August Employment Report: U.S. Payrolls Increased by 315,000
Employers in the U.S. economy hired more people than anticipated in August. But the Federal Reserve may feel less pressure to deliver a third 75 basis point interest rate boost this month due to poor pay growth and an increase in the unemployment rate to 3.7%.
The Rate Of Unemployment Increases
Last week, the Labor Department’s carefully awaited employment data revealed a decrease in the average workweek. The increase in the unemployment rate occurred as more than 700,000 people entered the labor force, driving the labor force size to a new high.
Despite the Federal Reserve front-loading rate hikes, which have raised the risk of a recession, the general strength of the employment market shows the economy’s resilience.

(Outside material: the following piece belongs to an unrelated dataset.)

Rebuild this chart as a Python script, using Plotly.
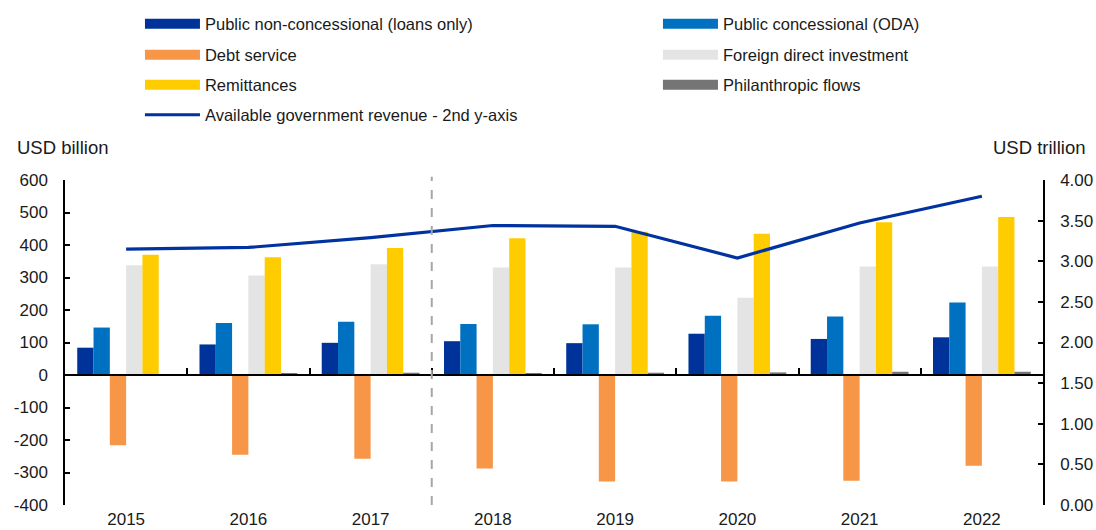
import plotly.graph_objects as go

years = ["2015", "2016", "2017", "2018", "2019", "2020", "2021", "2022"]
non_concessional = [84, 94, 99, 104, 98, 127, 111, 116]
oda = [146, 160, 164, 157, 156, 182, 180, 223]
debt_service = [-216, -245, -258, -288, -328, -328, -325, -279]
fdi = [338, 306, 341, 331, 331, 238, 334, 334]
remittances = [370, 362, 391, 421, 441, 435, 470, 486]
philanthropic = [3, 5, 7, 5, 7, 8, 10, 10]
gov_revenue = [3.15, 3.17, 3.29, 3.44, 3.43, 3.04, 3.47, 3.80]

left_ticks = [-400, -300, -200, -100, 0, 100, 200, 300, 400, 500, 600]
left_tick_labels = [str(v) for v in left_ticks]

names = ["Public non-concessional (loans only)", "Public concessional (ODA)", "Debt service",
         "Foreign direct investment", "Remittances", "Philanthropic flows"]
colors = ["#00339A", "#0070C0", "#F79646", "#E4E4E4", "#FFCC00", "#757575"]
series = [non_concessional, oda, debt_service, fdi, remittances, philanthropic]
legend_ids = ["legend", "legend", "legend2", "legend2", "legend3", "legend3"]
line_name = "Available government revenue - 2nd y-axis"
line_color = "#0033A0"

FONT = "Liberation Sans, Arial, sans-serif"
COL1_W = 448   # legend entry width so that column 2 starts 518 px to the right
COL2_W = 300

fig = go.Figure()
for i, (n, c, s, lg) in enumerate(zip(names, colors, series, legend_ids)):
    fig.add_trace(go.Bar(x=years, y=s, name=n, marker=dict(color=c, line=dict(width=0)),
                         legendgroup=n, showlegend=False))
    # legend proxy with a wide swatch
    fig.add_trace(go.Scatter(x=[None], y=[None], mode="lines", name=n, legendgroup=n,
                             legend=lg, legendwidth=COL1_W if i % 2 == 0 else COL2_W,
                             line=dict(color=c, width=12)))

fig.add_trace(go.Scatter(x=years, y=gov_revenue, name=line_name, mode="lines",
                         line=dict(color=line_color, width=3.2), yaxis="y2",
                         legend="legend4", legendwidth=COL1_W))
# helper trace for the zero-line category axis
fig.add_trace(go.Scatter(x=years, y=[0] * len(years), mode="lines", line=dict(width=0),
                         xaxis="x2", yaxis="y", showlegend=False, hoverinfo="skip", opacity=0))

legend_common = dict(orientation="h", x=0.1277, xref="container", yref="container",
                     xanchor="left", yanchor="middle",
                     itemwidth=55, font=dict(size=16.5, color="#1a1a1a"),
                     bgcolor="rgba(0,0,0,0)", traceorder="normal")

fig.update_layout(
    width=1096, height=530,
    margin=dict(l=65, r=53, t=180, b=25, autoexpand=False),
    paper_bgcolor="white", plot_bgcolor="white",
    font=dict(family=FONT, size=17, color="#1a1a1a"),
    barmode="group", bargap=0.2, bargroupgap=0,
    xaxis=dict(type="category", categoryarray=years, range=[-0.5, 7.5], showline=False,
               ticks="", showgrid=False, zeroline=False, tickfont=dict(size=17),
               ticklabelstandoff=2),
    xaxis2=dict(type="category", categoryarray=years, range=[-0.5, 7.5], overlaying="x",
                anchor="free", position=0.4, showline=True, linecolor="black", linewidth=1.5,
                ticks="inside", tickson="boundaries", ticklen=6, tickcolor="black", tickwidth=1.5,
                showticklabels=False, showgrid=False, zeroline=False),
    yaxis=dict(range=[-400, 600], tickvals=left_ticks, ticktext=left_tick_labels,
               showline=True, linecolor="black", linewidth=1.5,
               ticks="inside", ticklen=5, tickcolor="black", tickwidth=1.5, showgrid=False,
               zeroline=False, tickfont=dict(size=17), ticklabelstandoff=12),
    yaxis2=dict(range=[0, 4], dtick=0.5, tickformat=".2f", overlaying="y", side="right",
                showline=True, linecolor="black", linewidth=1.5, ticks="inside", ticklen=5,
                tickcolor="black", tickwidth=1.5, showgrid=False, zeroline=False,
                tickfont=dict(size=17), ticklabelstandoff=12),
    legend=dict(y=0.9547, **legend_common),
    legend2=dict(y=0.8962, **legend_common),
    legend3=dict(y=0.8396, **legend_common),
    legend4=dict(y=0.7830, **legend_common),
    shapes=[dict(type="line", xref="x", yref="paper", x0=2.5, x1=2.5, y0=0, y1=1.01,
                 line=dict(color="#A6A6A6", width=2, dash="dash"))],
    annotations=[
        dict(text="USD billion", xref="paper", yref="paper", x=-0.0511, y=1.1015,
             xanchor="left", yanchor="middle", showarrow=False, font=dict(size=18.5)),
        dict(text="USD trillion", xref="paper", yref="paper", x=1.046, y=1.1015,
             xanchor="right", yanchor="middle", showarrow=False, font=dict(size=18.5)),
    ],
)

fig.write_html("out.html", config={"displayModeBar": False},
               post_script="document.body.style.margin='0';document.body.style.overflow='hidden';")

Last week, Fed Chair Jerome Powell forewarned Americans of a difficult period marked by sluggish economic expansion and perhaps growing unemployment as the government aggressively tightens monetary policy to combat inflation.
Eric Merlis, managing director and co-head of global markets at Citizens, stated that the U.S. economy “may only need this gradual cooling off of the overheated labor market to assist reduce inflation pressure.” The higher rate of labor force participation and the decrease in hourly wages should be encouraging to the Fed.
Rise in Non-farm Payrolls
According to the poll of businesses, nonfarm payrolls rose by 315,000 jobs in the previous month. Data for July was significantly revised downward to reflect a surge in payrolls of 526,000 rather than the previously reported 528,000.
August was the 20th month in a row with increased employment. There are currently 240,000 more jobs than there were before the pandemic.
The professional and business services sector created 68,000 positions last month, driving the overall increase in hiring. 48,000 more people were employed in healthcare.
Manufacturing saw a 22,000 employment increase, while retail trade saw a 44,000 job increase. Payroll growth for leisure and hospitality decreased by 31,000, a marked slowdown from the average monthly growth of 90,000 during the year’s first seven months.
The number of jobs in the leisure and hospitality sector is still 1.2 million below its pre-pandemic level.
U.S. stocks started the day higher. In comparison to a basket of currencies, the dollar fell. Treasury prices fluctuated.
Important Household Information
Strong details were provided by the household survey used to calculate the unemployment rate.
Even though the unemployment rate rose from its pre-epidemic low of 3.5% in July to 3.7%, 786,000 more people joined the labor force than before the pandemic. The workforce has a record-high size after the largest increase since January, surpassing the prior high in December 2019.
As a result, the labor force participation rate— the percentage of working-age Americans who are employed or actively seeking employment—rose to 62.4% from 62.1% in July. It still falls 1% short of its pre-pandemic level.
In the months of June and July, the Fed twice increased its policy rate by 0.75%. Since March, that rate has increased from close to zero to the range of 2.25% to 2.50%.
The probability of a recession is increasing, but the job market is still following its own course. On the last day of July, there were 11.2 million unfilled positions, or two for every unemployed individual. By historical standards, the number of initial applications for unemployment benefits is extremely low. Wage growth is diminishing as the labor pool grows.
Following a 0.5% increase in July, the average hourly wage increased by 0.3% in August. As a result, the annual pay growth in August stayed at 5.2%. Strong wage growth prevents a recession for the time being by ensuring that incomes continue to grow, albeit moderately.
The average number of hours worked per week decreased to 34.5 from 34.6 in July. That would indicate that companies are beginning to cut back on employee hours due to the current state of the economy.